The CSI case seems a much closer issue and warrants a trial. It is simply bizarre that a successful write and producer would engage in such a juvenile act — using a major television program for a personal peeve. It hardly takes Dr. Gil Grissom and a LPC Portable Fuming Chamber to find the link to the real estate deal. It is not necessarily a slam-dunk, however, in light of cases like Muzikowski. Indeed, Goldfinger appears to have forgotten the advice of CSI’s Catherine Willows: “If something doesn’t feel right to you, it usually isn’t.”
For the full story, click here.
I saw no problem with CSI using Realtors in the show. I’m a Realtor and I had no problem with it.
Gary T,
Accusing someone of being an asshole (opinion or truth in some instances) is much different than falsely portraying one as being a murderer, alcoholic, or porn addict. Defamation 101.
Makes me think that Truth is not always absolute.
What of free speech?
If I want to publicly shout, “I think my neighbor George Regals is an asshole”, is that protected under defamation law?
Truth is a total defense to defamation, and the clause “I think” makes it a true statement.
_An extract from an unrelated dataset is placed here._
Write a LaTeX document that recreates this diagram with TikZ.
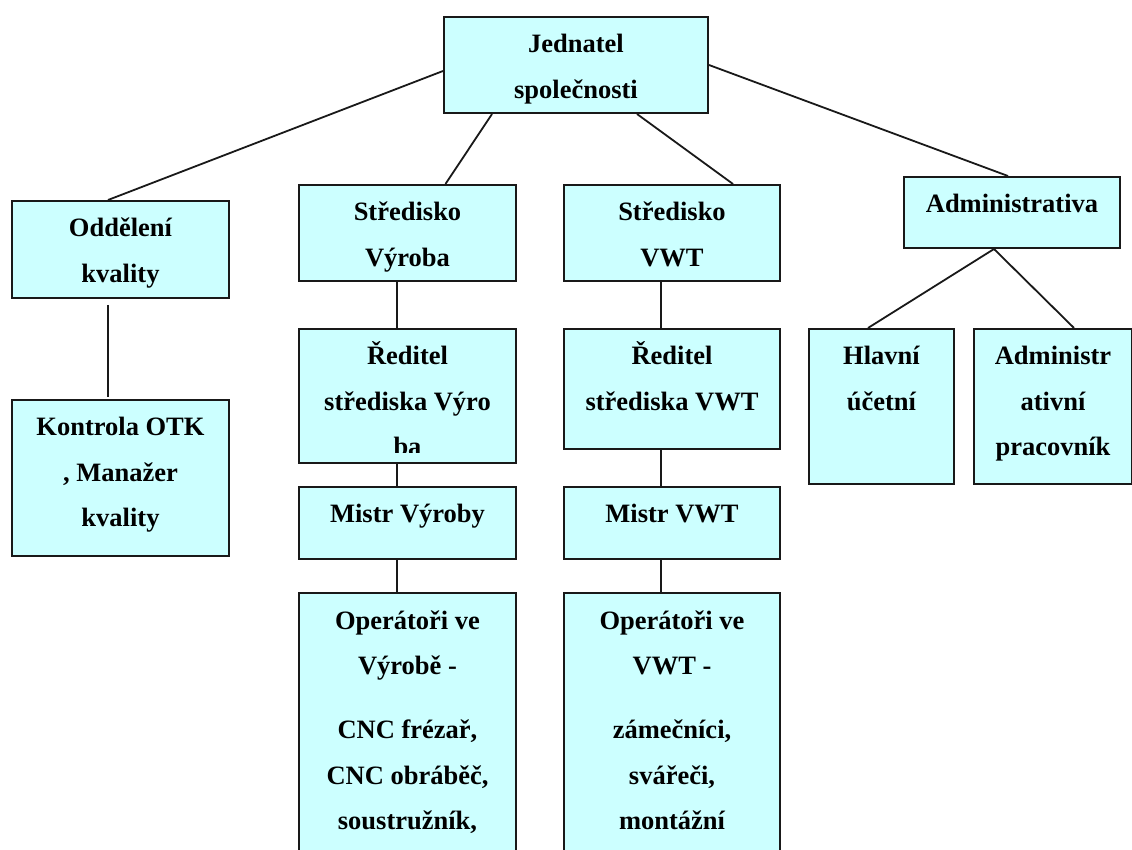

All the defendant has to do is frame it in the form of an opinion, and its true!
Goldfinger? Really?
When I was a prosecutor, a colleague had repeated run-ins with a particular federal judge. Later, when he became a TV writer, he submitted a script for a well-known prime-time show that had a main character who was a judge and a pedophile.
The producer caught, before the script was shot, that he had used the actual judge’s name for the pedophile character.
“The couple is seeking $6 million for defamation and invasion-of-privacy.”
O.K., this involves real estate agents and as Sponge Bob says: “we only get naked for real estate!”. Defamation of a real estate agent is not possilbe. I’ll have to go for the “invasion of privacy”. Make it 6 million and the forfeited deposit, then call it even.
Sure demonstrates why Hollywoodites vote for liberals – they are bananas.